--- Collected material ---

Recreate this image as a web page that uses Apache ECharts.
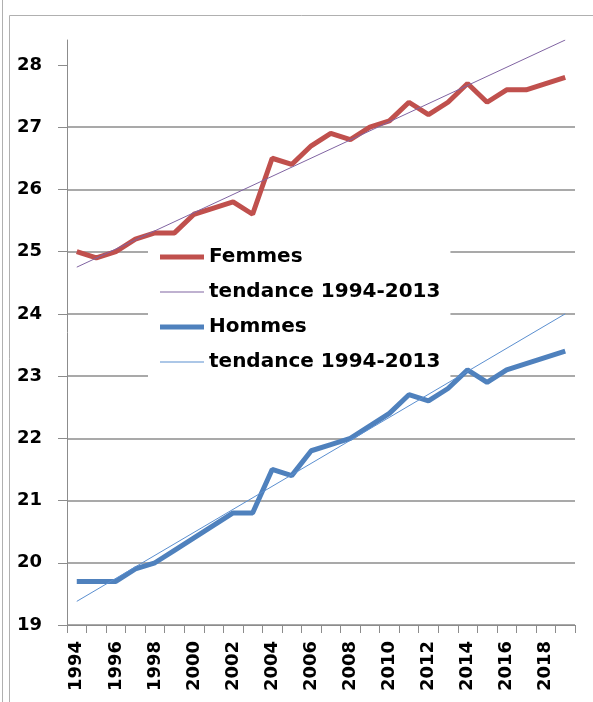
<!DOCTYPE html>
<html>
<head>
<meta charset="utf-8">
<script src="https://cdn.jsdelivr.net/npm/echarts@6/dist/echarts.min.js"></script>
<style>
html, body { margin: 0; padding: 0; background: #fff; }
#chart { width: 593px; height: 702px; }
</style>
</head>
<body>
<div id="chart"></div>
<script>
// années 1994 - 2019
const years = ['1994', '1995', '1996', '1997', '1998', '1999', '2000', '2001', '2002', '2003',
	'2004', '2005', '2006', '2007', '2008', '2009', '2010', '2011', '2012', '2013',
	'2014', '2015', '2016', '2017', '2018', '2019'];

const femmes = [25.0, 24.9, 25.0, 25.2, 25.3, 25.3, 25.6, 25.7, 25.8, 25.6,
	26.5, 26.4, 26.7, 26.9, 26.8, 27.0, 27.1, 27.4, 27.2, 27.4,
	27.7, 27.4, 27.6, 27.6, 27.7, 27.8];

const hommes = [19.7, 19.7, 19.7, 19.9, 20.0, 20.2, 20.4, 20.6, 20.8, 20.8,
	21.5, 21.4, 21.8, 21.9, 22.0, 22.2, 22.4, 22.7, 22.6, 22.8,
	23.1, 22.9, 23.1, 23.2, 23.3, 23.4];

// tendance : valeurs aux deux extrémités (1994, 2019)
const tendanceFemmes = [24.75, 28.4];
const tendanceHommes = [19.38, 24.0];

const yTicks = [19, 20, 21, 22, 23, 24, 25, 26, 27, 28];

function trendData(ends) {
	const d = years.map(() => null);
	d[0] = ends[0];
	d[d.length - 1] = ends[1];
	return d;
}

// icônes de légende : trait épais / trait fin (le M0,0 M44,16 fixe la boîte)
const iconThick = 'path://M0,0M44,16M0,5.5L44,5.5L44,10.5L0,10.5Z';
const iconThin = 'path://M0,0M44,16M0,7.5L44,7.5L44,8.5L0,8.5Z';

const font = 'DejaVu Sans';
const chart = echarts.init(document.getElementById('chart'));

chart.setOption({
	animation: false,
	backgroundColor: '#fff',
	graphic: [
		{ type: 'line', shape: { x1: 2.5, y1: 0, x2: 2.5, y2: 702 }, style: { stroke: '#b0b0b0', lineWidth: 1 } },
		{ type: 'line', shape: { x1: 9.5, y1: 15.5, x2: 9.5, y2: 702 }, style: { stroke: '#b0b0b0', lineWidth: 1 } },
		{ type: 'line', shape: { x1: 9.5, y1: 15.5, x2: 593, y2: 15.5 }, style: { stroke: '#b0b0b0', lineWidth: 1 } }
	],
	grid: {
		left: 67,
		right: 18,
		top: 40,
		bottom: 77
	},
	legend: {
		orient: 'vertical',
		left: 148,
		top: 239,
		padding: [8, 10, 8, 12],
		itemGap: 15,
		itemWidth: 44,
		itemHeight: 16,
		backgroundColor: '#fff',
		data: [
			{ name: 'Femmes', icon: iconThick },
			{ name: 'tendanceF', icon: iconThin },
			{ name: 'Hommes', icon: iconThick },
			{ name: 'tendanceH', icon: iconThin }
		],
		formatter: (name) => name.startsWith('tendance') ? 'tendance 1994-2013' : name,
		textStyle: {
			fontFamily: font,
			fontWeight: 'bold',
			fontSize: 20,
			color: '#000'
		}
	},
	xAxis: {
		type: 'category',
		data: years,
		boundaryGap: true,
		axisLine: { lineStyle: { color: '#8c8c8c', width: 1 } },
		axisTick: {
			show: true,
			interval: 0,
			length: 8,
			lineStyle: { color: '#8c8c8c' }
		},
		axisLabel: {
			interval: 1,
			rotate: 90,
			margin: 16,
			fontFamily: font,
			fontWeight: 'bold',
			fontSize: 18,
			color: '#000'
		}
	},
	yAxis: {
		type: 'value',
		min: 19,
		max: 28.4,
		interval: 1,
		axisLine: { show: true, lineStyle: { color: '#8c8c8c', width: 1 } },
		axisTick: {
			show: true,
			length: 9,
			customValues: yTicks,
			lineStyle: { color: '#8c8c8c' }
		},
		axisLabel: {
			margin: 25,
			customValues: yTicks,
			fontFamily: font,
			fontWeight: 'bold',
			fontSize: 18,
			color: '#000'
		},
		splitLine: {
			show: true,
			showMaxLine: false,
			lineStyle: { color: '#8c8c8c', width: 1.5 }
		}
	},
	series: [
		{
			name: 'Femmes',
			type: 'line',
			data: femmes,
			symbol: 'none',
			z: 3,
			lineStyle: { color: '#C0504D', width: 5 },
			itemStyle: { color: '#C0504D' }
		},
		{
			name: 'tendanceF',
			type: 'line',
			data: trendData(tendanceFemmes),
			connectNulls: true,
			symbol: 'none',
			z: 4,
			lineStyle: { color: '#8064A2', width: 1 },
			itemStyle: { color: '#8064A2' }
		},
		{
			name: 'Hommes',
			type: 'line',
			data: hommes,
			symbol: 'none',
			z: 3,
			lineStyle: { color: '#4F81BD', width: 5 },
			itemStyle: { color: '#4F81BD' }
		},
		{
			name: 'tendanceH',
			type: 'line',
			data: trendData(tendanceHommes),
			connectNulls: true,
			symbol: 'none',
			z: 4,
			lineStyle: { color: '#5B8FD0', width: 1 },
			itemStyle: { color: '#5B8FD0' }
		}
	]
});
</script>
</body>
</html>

---

Request: Take the material above from its first line through the line holding "const chart = echarts.init(document.getElementById('chart'));" and set it down exactly, without the pictures.

Answer to this problem:
Recreate this image as a web page that uses Apache ECharts.
<!DOCTYPE html>
<html>
<head>
<meta charset="utf-8">
<script src="https://cdn.jsdelivr.net/npm/echarts@6/dist/echarts.min.js"></script>
<style>
html, body { margin: 0; padding: 0; background: #fff; }
#chart { width: 593px; height: 702px; }
</style>
</head>
<body>
<div id="chart"></div>
<script>
// années 1994 - 2019
const years = ['1994', '1995', '1996', '1997', '1998', '1999', '2000', '2001', '2002', '2003',
	'2004', '2005', '2006', '2007', '2008', '2009', '2010', '2011', '2012', '2013',
	'2014', '2015', '2016', '2017', '2018', '2019'];

const femmes = [25.0, 24.9, 25.0, 25.2, 25.3, 25.3, 25.6, 25.7, 25.8, 25.6,
	26.5, 26.4, 26.7, 26.9, 26.8, 27.0, 27.1, 27.4, 27.2, 27.4,
	27.7, 27.4, 27.6, 27.6, 27.7, 27.8];

const hommes = [19.7, 19.7, 19.7, 19.9, 20.0, 20.2, 20.4, 20.6, 20.8, 20.8,
	21.5, 21.4, 21.8, 21.9, 22.0, 22.2, 22.4, 22.7, 22.6, 22.8,
	23.1, 22.9, 23.1, 23.2, 23.3, 23.4];

// tendance : valeurs aux deux extrémités (1994, 2019)
const tendanceFemmes = [24.75, 28.4];
const tendanceHommes = [19.38, 24.0];

const yTicks = [19, 20, 21, 22, 23, 24, 25, 26, 27, 28];

function trendData(ends) {
	const d = years.map(() => null);
	d[0] = ends[0];
	d[d.length - 1] = ends[1];
	return d;
}

// icônes de légende : trait épais / trait fin (le M0,0 M44,16 fixe la boîte)
const iconThick = 'path://M0,0M44,16M0,5.5L44,5.5L44,10.5L0,10.5Z';
const iconThin = 'path://M0,0M44,16M0,7.5L44,7.5L44,8.5L0,8.5Z';

const font = 'DejaVu Sans';
const chart = echarts.init(document.getElementById('chart'));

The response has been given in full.